Note: This is the next in a continuing series of posts in the Agile Enterprise Big Picture series, whereby I’m attempting to capture the essence of enterprise agility in a single slide.
I noted the recent addition of the System Team to the Big Picture in my last blog post. While this would have been best explained back near the beginning when I described the agile development teams, we turn to it now for completeness of that thread. In this post, we’ll describe System Teams in the context of the Big Picture.
As we described in an early post, Agile Teams are the development/software production engine that creates the code. These are the Define/Build/Test teams of Chapter 9 of SSA and each has the requisite skills necessary to specify, design, code and test their component or feature of the solution.
I am reminded, however, that at the enterprise level these teams alone are unlikely to have all the capabilities or authorities needed to deliver the solution and there is typically one or more System Teams that complement the feature/component teams. These teams work on the same release train cadence as the agile development teams and they share the same mission. In practice, these System Teams typically have responsibilities including:
System-Level Continuous Integration
The larger the system, the less likely it is that the teams and their existing build and CM infrastructure environments can pull ALL aspects of the solution into place on their own. For example, one large scale system consists of four components: a thick Windows desktop client, a server, a separate server that provides interfaces and support to financial exchanges and lastly, a parallel web client/server application set. Each of these system components is built on somewhat differing underlying technologies and it is no small feat to pull these pieces together and run full system validation on a daily basis. So there is a separate system team (integration team in this case) dedicated to this purpose and they are integral to the process. The System Team leaders participate in the daily integration Scrums and also provide a central coordinating point for system level information.
System Quality Assurance
The same analogy applies to system level quality assurance. Running a full validation suite on the system described above takes a small but dedicated team who constantly updates the full system verification and test platforms, runs the validation and assures system level quality such as performance and reliability and conformance to industry compliance standards. In addition, that team can assume the responsibility for testing against the “matrix of death”, which is the umpteen odd variants that occur in the customers supported platform and application environments.

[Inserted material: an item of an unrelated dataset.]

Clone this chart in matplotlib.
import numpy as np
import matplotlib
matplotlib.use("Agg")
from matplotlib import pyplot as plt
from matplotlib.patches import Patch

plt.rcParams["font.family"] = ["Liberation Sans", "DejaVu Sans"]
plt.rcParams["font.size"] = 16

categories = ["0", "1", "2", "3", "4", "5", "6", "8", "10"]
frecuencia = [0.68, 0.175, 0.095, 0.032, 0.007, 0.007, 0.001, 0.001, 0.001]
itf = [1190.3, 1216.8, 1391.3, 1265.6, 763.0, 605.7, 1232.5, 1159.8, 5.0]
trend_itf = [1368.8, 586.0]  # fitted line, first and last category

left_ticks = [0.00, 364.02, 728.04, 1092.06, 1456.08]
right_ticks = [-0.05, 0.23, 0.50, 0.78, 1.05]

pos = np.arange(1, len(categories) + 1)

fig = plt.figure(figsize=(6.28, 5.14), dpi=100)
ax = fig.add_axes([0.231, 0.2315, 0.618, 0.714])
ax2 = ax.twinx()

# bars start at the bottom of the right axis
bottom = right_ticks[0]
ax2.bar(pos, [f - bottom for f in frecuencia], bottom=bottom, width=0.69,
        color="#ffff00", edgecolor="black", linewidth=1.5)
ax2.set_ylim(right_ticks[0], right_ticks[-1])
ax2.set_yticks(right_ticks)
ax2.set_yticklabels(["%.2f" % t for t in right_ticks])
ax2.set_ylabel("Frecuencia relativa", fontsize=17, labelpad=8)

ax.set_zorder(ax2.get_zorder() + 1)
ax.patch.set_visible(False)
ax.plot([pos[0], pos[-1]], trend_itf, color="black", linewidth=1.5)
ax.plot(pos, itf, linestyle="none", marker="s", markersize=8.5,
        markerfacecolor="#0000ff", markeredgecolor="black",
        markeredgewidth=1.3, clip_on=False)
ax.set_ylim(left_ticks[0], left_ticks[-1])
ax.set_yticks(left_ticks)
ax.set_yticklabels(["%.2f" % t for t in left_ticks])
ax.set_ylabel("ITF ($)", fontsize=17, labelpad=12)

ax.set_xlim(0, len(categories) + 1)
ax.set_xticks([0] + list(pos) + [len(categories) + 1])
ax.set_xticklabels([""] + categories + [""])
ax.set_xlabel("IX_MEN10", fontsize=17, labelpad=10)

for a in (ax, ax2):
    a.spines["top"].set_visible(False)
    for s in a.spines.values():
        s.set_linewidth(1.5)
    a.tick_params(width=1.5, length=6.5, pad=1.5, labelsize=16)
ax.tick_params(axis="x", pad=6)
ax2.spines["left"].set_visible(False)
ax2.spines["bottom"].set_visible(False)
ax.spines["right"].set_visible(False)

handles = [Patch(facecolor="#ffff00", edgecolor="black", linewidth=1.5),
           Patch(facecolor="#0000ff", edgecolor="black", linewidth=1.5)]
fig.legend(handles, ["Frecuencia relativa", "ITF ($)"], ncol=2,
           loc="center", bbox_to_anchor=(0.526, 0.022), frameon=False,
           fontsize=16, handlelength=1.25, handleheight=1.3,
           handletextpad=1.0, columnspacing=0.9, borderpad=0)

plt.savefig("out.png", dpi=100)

In addition to these common functions, I have seen System Teams take on two other functions as well:
Building Architectural Runway in Greenfield Applications
Building a new application in an agile manner still depends upon early build out of the architectural infrastructure. In some cases, this must be done before even a single feature can be laid in to provide user value. I described this in SSA with the following graphic.

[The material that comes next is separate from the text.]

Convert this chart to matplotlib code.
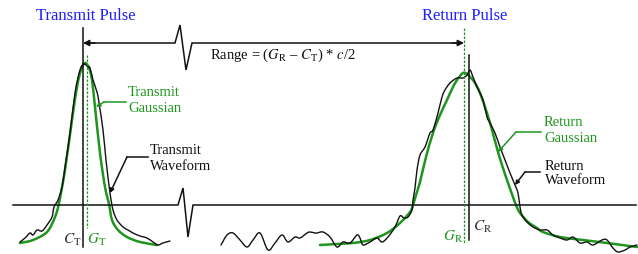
import matplotlib
matplotlib.use("Agg")
import matplotlib.pyplot as plt
from matplotlib.path import Path
from matplotlib.patches import PathPatch

plt.rcParams['font.family'] = ['Liberation Serif', 'DejaVu Serif']
plt.rcParams['mathtext.fontset'] = 'stix'

# ---- data (in picture units) ----
transmit_wave_x = [20, 25, 30, 33, 37, 42, 47, 52, 54, 58, 62, 65, 70, 75, 80, 84, 88, 90, 93, 97,
                   99, 103, 106, 110, 113, 117, 123, 128, 133, 140, 147, 153, 158, 163, 170]
transmit_wave_y = [242, 238, 233, 235, 230, 231, 225, 217, 207, 200, 187, 167, 133, 93, 70, 64, 67, 68, 80, 92,
                   103, 130, 160, 193, 210, 220, 227, 230, 233, 236, 238, 242, 245, 243, 241]

transmit_gauss_x = [20, 33, 47, 55, 59, 65, 72, 77, 81, 85, 89, 92, 95, 100, 105, 109, 112, 118, 127, 140, 157]
transmit_gauss_y = [243, 240, 232, 217, 203, 170, 120, 87, 70, 63, 68, 80, 107, 153, 187, 204, 220, 230, 237, 242, 245]

return_wave_x = [221, 227, 233, 240, 247, 253, 260, 268, 275, 282, 288, 295, 300, 307, 310, 315, 317, 323, 330,
                 337, 343, 350, 357, 360, 363, 370, 377, 382, 388, 395, 400, 404, 408, 412, 413, 415, 417, 420, 425,
                 430, 433, 438, 442, 445, 450, 457, 463, 467, 470, 473, 477, 480, 483, 487, 490, 495, 500, 505,
                 510, 515, 518, 520, 522, 527, 533, 540, 547, 553, 560, 567, 573, 580, 587, 593, 602, 607, 613,
                 618, 625, 630, 637]
return_wave_y = [245, 235, 233, 240, 247, 240, 233, 250, 243, 235, 242, 237, 238, 233, 232, 233, 233, 232, 237,
                 247, 242, 243, 235, 238, 245, 242, 238, 242, 237, 227, 216, 218, 217, 210, 200, 188, 170, 155, 147,
                 133, 130, 113, 97, 90, 83, 78, 78, 75, 70, 77, 87, 93, 100, 117, 123, 133, 147, 160,
                 173, 185, 193, 207, 215, 222, 227, 230, 230, 235, 238, 240, 237, 243, 242, 245, 240, 240, 248,
                 252, 250, 247, 245]

return_gauss_x = [320, 337, 353, 370, 387, 400, 410, 413, 416, 420, 426, 433, 440, 447, 452, 457, 463, 467, 471,
                  475, 480, 487, 492, 498, 503, 507, 513, 516, 520, 528, 537, 543, 560, 583, 607, 637]
return_gauss_y = [245, 244, 243, 240, 233, 223, 212, 205, 195, 182, 157, 133, 115, 100, 89, 80, 73, 74, 78,
                  83, 93, 113, 130, 152, 168, 180, 197, 205, 213, 222, 228, 232, 237, 240, 243, 247]

# ---- figure ----
fig = plt.figure(figsize=(6.38, 2.54), dpi=100)
ax = fig.add_axes([0, 0, 1, 1])
ax.set_xlim(0, 638)
ax.set_ylim(254, 0)
ax.axis('off')

green = '#1e961e'
blue = '#1f1fff'
black = '#111111'


def smooth_curve(xs, ys, color, lw):
    """Draw a Catmull-Rom style cubic Bezier path through the read points."""
    pts = list(zip(xs, ys))
    n = len(pts)
    verts = [pts[0]]
    codes = [Path.MOVETO]
    for i in range(n - 1):
        p0 = pts[max(i - 1, 0)]
        p1 = pts[i]
        p2 = pts[i + 1]
        p3 = pts[min(i + 2, n - 1)]
        c1 = (p1[0] + (p2[0] - p0[0]) / 6.0, p1[1] + (p2[1] - p0[1]) / 6.0)
        c2 = (p2[0] - (p3[0] - p1[0]) / 6.0, p2[1] - (p3[1] - p1[1]) / 6.0)
        verts += [c1, c2, p2]
        codes += [Path.CURVE4] * 3
    ax.add_patch(PathPatch(Path(verts, codes), facecolor='none', edgecolor=color, lw=lw,
                           joinstyle='round', capstyle='round'))


# baseline with break
ax.plot([13, 178, 183, 188, 193, 636], [205, 205, 188, 237, 205, 205], color=black, lw=1.1,
        solid_joinstyle='miter')
# range arrow line with break
ax.plot([86, 175, 180, 186, 192, 461], [43, 43, 25, 70, 43, 43], color=black, lw=1.1,
        solid_joinstyle='miter')
ax.annotate('', xy=(83, 43), xytext=(95, 43),
            arrowprops=dict(arrowstyle='-|>', color=black, lw=1.1, mutation_scale=9,
                            shrinkA=0, shrinkB=0))
ax.annotate('', xy=(464, 43), xytext=(452, 43),
            arrowprops=dict(arrowstyle='-|>', color=black, lw=1.1, mutation_scale=9,
                            shrinkA=0, shrinkB=0))

# vertical marker lines
ax.plot([82.5, 82.5], [28, 247], color=black, lw=1.1)
ax.plot([86.5, 86.5], [55, 228], color=green, lw=0.9, dashes=(2, 1.2))
ax.plot([469, 469], [55, 240], color=black, lw=1.1)
ax.plot([463.5, 463.5], [28, 243], color=green, lw=0.9, dashes=(2, 1.2))

# curves
smooth_curve(transmit_gauss_x, transmit_gauss_y, green, 1.8)
smooth_curve(transmit_wave_x, transmit_wave_y, black, 1.0)
smooth_curve(return_gauss_x, return_gauss_y, green, 1.8)
smooth_curve(return_wave_x, return_wave_y, black, 1.0)


# leaders
def leader(tip, elbow, end, color):
    ax.plot([elbow[0], end[0]], [elbow[1], end[1]], color=color, lw=1.1)
    ax.annotate('', xy=tip, xytext=elbow,
                arrowprops=dict(arrowstyle='-|>', color=color, lw=1.1, mutation_scale=6,
                                shrinkA=0, shrinkB=0))


leader((96, 107), (104, 102), (126, 102), green)
leader((110, 193), (127, 157), (148, 157), black)
leader((498, 152), (516, 132), (541, 132), green)
leader((515, 185), (525, 172), (540, 172), black)

fs = 10.5
ax.text(128, 93, 'Transmit', color=green, fontsize=fs, va='center', ha='left')
ax.text(128, 108, 'Gaussian', color=green, fontsize=fs, va='center', ha='left')
ax.text(150, 150, 'Transmit', color=black, fontsize=fs, va='center', ha='left')
ax.text(150, 166, 'Waveform', color=black, fontsize=fs, va='center', ha='left')
ax.text(544, 123, 'Return', color=green, fontsize=fs, va='center', ha='left')
ax.text(544, 138, 'Gaussian', color=green, fontsize=fs, va='center', ha='left')
ax.text(545, 166, 'Return', color=black, fontsize=fs, va='center', ha='left')
ax.text(545, 181, 'Waveform', color=black, fontsize=fs, va='center', ha='left')

# titles
ax.text(86, 16, 'Transmit Pulse', color=blue, fontsize=12, ha='center', va='center')
ax.text(465, 16, 'Return Pulse', color=blue, fontsize=12, ha='center', va='center')

# range label
ax.text(283, 55, r'Range = ($G_{\mathrm{R}}$ – $C_{\mathrm{T}}$) * $c$/2', color=black,
        fontsize=fs, ha='center', va='center')

# markers labels
ax.text(72, 240, r'$C_{\mathrm{T}}$', color='#333333', fontsize=11, ha='center', va='center')
ax.text(97, 240, r'$G_{\mathrm{T}}$', color=green, fontsize=11, ha='center', va='center')
ax.text(453, 237, r'$G_{\mathrm{R}}$', color=green, fontsize=11, ha='center', va='center')
ax.text(483, 227, r'$C_{\mathrm{R}}$', color='#333333', fontsize=11, ha='center', va='center')

fig.savefig('out.png', dpi=100)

In the agile project kick-start mode illustrated here, the first team builds the initial platform, (maintenance and ongoing development of which will eventually assumed by other teams) before the feature teams are added to the project. This can also facilitate a natural transition of resources to the new project as old projects are completed or new hires can be added to the new project over time.

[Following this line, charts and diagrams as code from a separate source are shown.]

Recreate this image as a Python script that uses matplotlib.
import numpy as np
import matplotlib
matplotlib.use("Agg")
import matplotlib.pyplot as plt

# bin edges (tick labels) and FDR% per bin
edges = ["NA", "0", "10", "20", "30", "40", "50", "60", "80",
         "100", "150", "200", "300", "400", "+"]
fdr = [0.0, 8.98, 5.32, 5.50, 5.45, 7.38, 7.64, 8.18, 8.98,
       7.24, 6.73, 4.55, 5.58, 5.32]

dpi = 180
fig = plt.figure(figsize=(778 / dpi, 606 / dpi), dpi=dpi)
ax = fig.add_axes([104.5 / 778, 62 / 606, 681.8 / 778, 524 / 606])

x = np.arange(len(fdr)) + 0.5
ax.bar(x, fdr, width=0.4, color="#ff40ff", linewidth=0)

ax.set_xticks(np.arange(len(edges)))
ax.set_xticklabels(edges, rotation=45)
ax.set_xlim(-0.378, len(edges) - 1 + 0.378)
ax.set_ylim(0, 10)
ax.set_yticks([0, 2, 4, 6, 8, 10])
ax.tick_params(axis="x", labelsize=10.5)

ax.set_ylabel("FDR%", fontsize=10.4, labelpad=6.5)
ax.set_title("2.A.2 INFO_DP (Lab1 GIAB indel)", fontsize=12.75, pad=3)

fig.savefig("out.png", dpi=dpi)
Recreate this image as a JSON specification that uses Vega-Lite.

Building Development Infrastructure for the Project
The transition to agile methods typically involves a significant investment in the environment to support configuration management, automated builds and deployment and automated build verification tests for an existing or greenfield project. This may involve analysis, procurement of tools and systems, deployment, scripting, ongoing maintenance etc. This is a complicated and technical task that takes time and typically, dedicated software development-capable resources. Building an initial infrastructure team that is integral to the system release train is one way to assure the commitment, visibility and accountability of those resources. More importantly, it helps assure that the job will actually get done, because the entire release train is dependent upon its success.
This post summarizes my view of the role of System Teams in the Big Picture. Of course, there is no one right way to do any of this and so comments are always very welcome.